My familiar oppression moved with me through the aisles. I knew that I was casually, correctly observing myself, knew that these feelings would pass. Submerge, again. That superconsciousness of all left behind. That fear of the unknown. That struggle to stay afloat despite the reasonable or inexplicable pinpricks of emotion. That intense longing. That deep wrench at the gut that is part of the pattern of me. That ineffable feeling elicited by the beauty of brightly lit windows patterning the snow all around, or the sea of sparkling city lights beyond my spot on the highway: yes, I left. I am launched into the unknown. I am alone here, whether for moments or months or forever. Poignantly aware that others are Home.

All of this—strange suffering for a person who has for years been driven repeatedly to leave home, hop in the car, and drive away for hours. For whatever reasons.

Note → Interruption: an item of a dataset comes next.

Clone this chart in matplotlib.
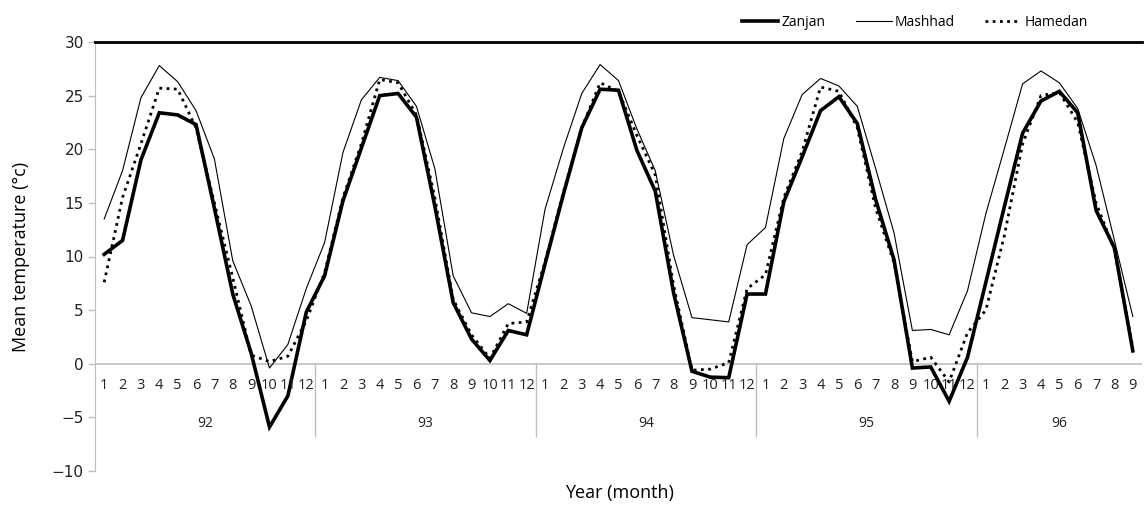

I headed to the check-out island, distracted by my decision to respond to a bargain: 8 oz of Cabot cheese for $2.50 and wondering if I—without a Price Chopper Club Card—would qualify for that deal. I explained my predicament to the cashier, making it clear that I did not intend to pay the marked $3.89. She responded efficiently—perhaps sensing my fragile condition, perhaps to avoid further anxious pestering—by calling out a name, adding Visitor. A small woman immediately came to the register, rapidly punched in some numbers, turned and walked away. My cashier continued to ring me out, then leaned across the counter pointing to my receipt, showing me that I had been admitted to the Club, had saved on the cheese and the half-gallon of milk. I went back out into the cold, aimed for the motor home, Andre and the dogs, warmed by the kindness of that cashier on a busy night.


Epilogue

Walking back from dinner we were in good spirits. Then our bedtime preparations revealed that the hot water and dvd player weren’t working; earlier, there'd been some question about the heat. The fridge seemed okay. We settled into our cozy bed, but not for long. Though he was exhausted, Andre decided that he wanted the security of electricity, at least for heat. We could drive to his son’s and daughter-in-law’s home an hour away in Ghent, NY. He jumped out of bed, called Michael, found that he was in the city, but that Kate and granddaughter Annabelle were at home. It was a tense drive in the darkness. Finally a familiar silo silhouette appeared ahead. We passed it, turned right, and soon, left, onto their dark street. The house came into view, glittering with light. As we drove up the long driveway, the windows shone bright on the snow. The Christmas wreath was still on the door that Kate, smiling, opened to us. We were safe, embraced, and in the morning would see Annabelle, almost two. Annabelle, who smiled, reached for my hand, pulled me with her to point delicately at her new red drum set, her books, her soft gray cat. And beautiful Kate, who sent us on our way after waffles and sausage, with homemade jams and a joy of eggs from her chickens. Dozens of the most beautiful eggs I've ever seen. Large and medium-sized tan, creamy, pale green and blue-green. And tiny small ones, all delicate and perfectly formed, like Annabelle.